** SHORT PROBLEM **
Can you transcribe the data exactly? Leave the pictures out.

══════════

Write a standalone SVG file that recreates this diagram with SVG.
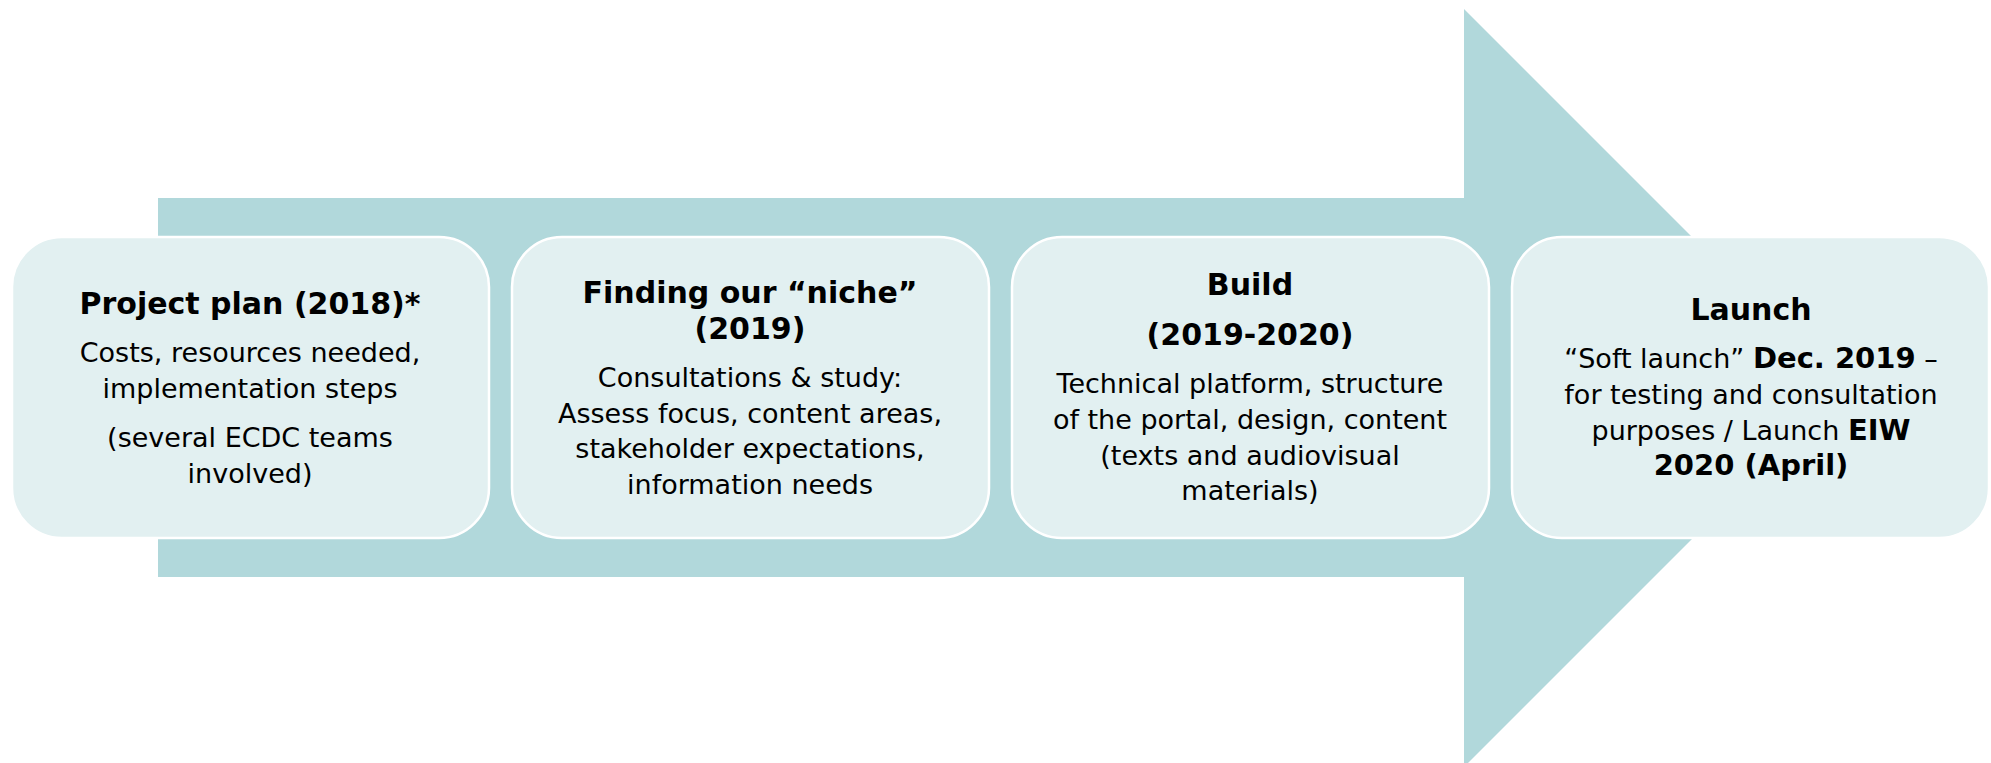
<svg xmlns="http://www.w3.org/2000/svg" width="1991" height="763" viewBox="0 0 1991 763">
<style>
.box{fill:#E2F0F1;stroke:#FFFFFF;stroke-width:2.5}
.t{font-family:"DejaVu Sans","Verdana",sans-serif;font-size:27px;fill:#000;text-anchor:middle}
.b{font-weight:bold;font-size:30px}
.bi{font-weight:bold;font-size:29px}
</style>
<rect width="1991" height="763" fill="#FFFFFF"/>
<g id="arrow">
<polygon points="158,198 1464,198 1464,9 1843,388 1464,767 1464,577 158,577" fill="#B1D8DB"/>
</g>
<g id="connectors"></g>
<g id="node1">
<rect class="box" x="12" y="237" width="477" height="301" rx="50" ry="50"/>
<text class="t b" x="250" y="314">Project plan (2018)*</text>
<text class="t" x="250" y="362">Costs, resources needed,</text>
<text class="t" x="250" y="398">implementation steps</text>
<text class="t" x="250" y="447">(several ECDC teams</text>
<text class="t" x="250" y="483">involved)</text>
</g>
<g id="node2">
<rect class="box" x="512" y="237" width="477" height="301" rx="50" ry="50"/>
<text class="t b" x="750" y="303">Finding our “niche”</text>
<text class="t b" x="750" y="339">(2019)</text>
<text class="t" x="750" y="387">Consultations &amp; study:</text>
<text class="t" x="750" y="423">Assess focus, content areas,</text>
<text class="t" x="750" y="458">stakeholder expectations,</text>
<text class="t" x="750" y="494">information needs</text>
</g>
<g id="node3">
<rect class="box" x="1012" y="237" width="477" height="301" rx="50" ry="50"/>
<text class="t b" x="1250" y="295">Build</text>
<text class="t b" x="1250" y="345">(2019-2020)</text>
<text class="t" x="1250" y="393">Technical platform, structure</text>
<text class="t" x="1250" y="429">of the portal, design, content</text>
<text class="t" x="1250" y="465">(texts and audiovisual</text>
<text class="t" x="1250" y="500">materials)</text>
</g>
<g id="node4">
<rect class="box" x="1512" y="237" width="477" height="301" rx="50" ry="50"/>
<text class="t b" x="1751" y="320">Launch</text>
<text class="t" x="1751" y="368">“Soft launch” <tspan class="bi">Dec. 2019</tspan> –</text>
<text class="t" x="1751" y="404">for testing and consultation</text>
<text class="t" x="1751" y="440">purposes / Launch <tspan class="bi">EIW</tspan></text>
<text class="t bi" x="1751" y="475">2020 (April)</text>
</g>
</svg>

══════════

** FINAL RESULT **
Write a standalone SVG file that recreates this diagram with SVG.
<svg xmlns="http://www.w3.org/2000/svg" width="1991" height="763" viewBox="0 0 1991 763">
<style>
.box{fill:#E2F0F1;stroke:#FFFFFF;stroke-width:2.5}
.t{font-family:"DejaVu Sans","Verdana",sans-serif;font-size:27px;fill:#000;text-anchor:middle}
.b{font-weight:bold;font-size:30px}
.bi{font-weight:bold;font-size:29px}
</style>
<rect width="1991" height="763" fill="#FFFFFF"/>
<g id="arrow">
<polygon points="158,198 1464,198 1464,9 1843,388 1464,767 1464,577 158,577" fill="#B1D8DB"/>
</g>
<g id="connectors"></g>
<g id="node1">
<rect class="box" x="12" y="237" width="477" height="301" rx="50" ry="50"/>
<text class="t b" x="250" y="314">Project plan (2018)*</text>
<text class="t" x="250" y="362">Costs, resources needed,</text>
<text class="t" x="250" y="398">implementation steps</text>
<text class="t" x="250" y="447">(several ECDC teams</text>
<text class="t" x="250" y="483">involved)</text>
</g>
<g id="node2">
<rect class="box" x="512" y="237" width="477" height="301" rx="50" ry="50"/>
<text class="t b" x="750" y="303">Finding our “niche”</text>
<text class="t b" x="750" y="339">(2019)</text>
<text class="t" x="750" y="387">Consultations &amp; study:</text>
<text class="t" x="750" y="423">Assess focus, content areas,</text>
<text class="t" x="750" y="458">stakeholder expectations,</text>
<text class="t" x="750" y="494">information needs</text>
</g>
<g id="node3">
<rect class="box" x="1012" y="237" width="477" height="301" rx="50" ry="50"/>
<text class="t b" x="1250" y="295">Build</text>
<text class="t b" x="1250" y="345">(2019-2020)</text>
<text class="t" x="1250" y="393">Technical platform, structure</text>
<text class="t" x="1250" y="429">of the portal, design, content</text>
<text class="t" x="1250" y="465">(texts and audiovisual</text>
<text class="t" x="1250" y="500">materials)</text>
</g>
<g id="node4">
<rect class="box" x="1512" y="237" width="477" height="301" rx="50" ry="50"/>
<text class="t b" x="1751" y="320">Launch</text>
<text class="t" x="1751" y="368">“Soft launch” <tspan class="bi">Dec. 2019</tspan> –</text>
<text class="t" x="1751" y="404">for testing and consultation</text>
<text class="t" x="1751" y="440">purposes / Launch <tspan class="bi">EIW</tspan></text>
<text class="t bi" x="1751" y="475">2020 (April)</text>
</g>
</svg>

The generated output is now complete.